Grains and oilseeds were lower again following Thursday’s selloff. The market had been rather mixed at the midpoint of the trading session but had an especially poor close. For the week December corn closed up 23 ¼ cents while November soybeans were down 24 ¾ cents! Cattle-on-feed was at 97% and placements at 98%, both a little higher than expected but the beef stocks were well below expectations.
Last week we mentioned how outrageous the corn-soybean ratio was getting after it surpassed 2.45 to 1 especially during a late planting year. The spread has since retraced and is now down to a reasonable 2.29 (see chart). Some may argue this retracement in the spread/support in the corn is due to the warm/dry weather in the forecast. We don’t see that as a threat at this time. The market was just pricing in a premium for overly wet and cold conditions and now the chance for drier and warmer weather is an imminent threat? We still have to get through the month of July without weather issues but we find that a normal weather pattern will be more likely than drought which some are already calling for again. I think the default assumption is that problems will arise since we have had three bad growing years in a row and the memories are fresh.

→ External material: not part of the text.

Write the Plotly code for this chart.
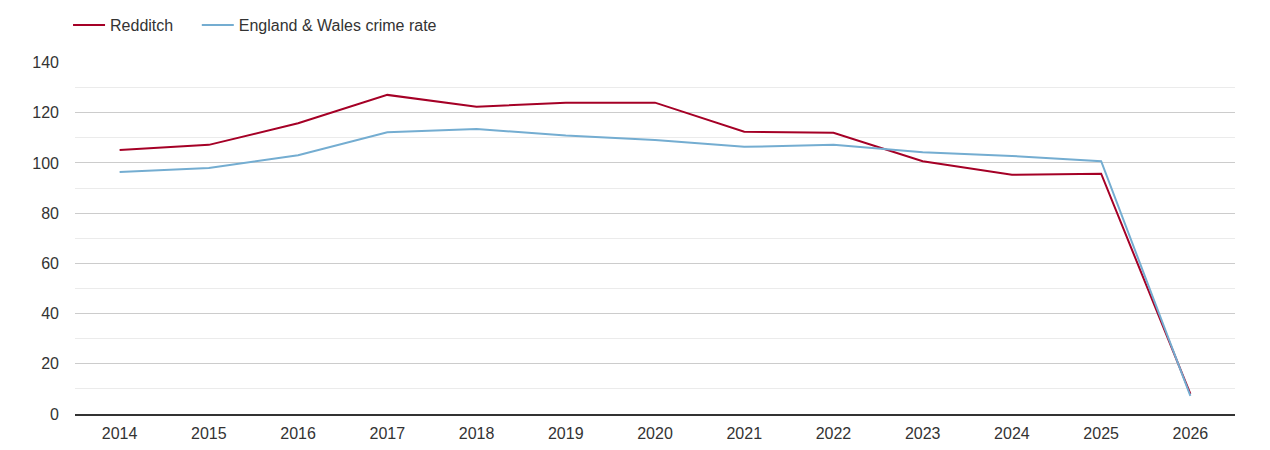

Next week will be filled with fresh fundamental news for price fluctuation. Monday we have crop ratings for corn and soybeans as well as soybean plantings. Friday we will have the highly anticipated quarterly stocks and acreage report. The average acreage guesses are in from the Reuters poll. They are pegging corn acreage at 95.313, soybeans at 77.933, and all wheat at 55.902. We will notify you when the quarterly stocks estimates come in. Have a great weekend!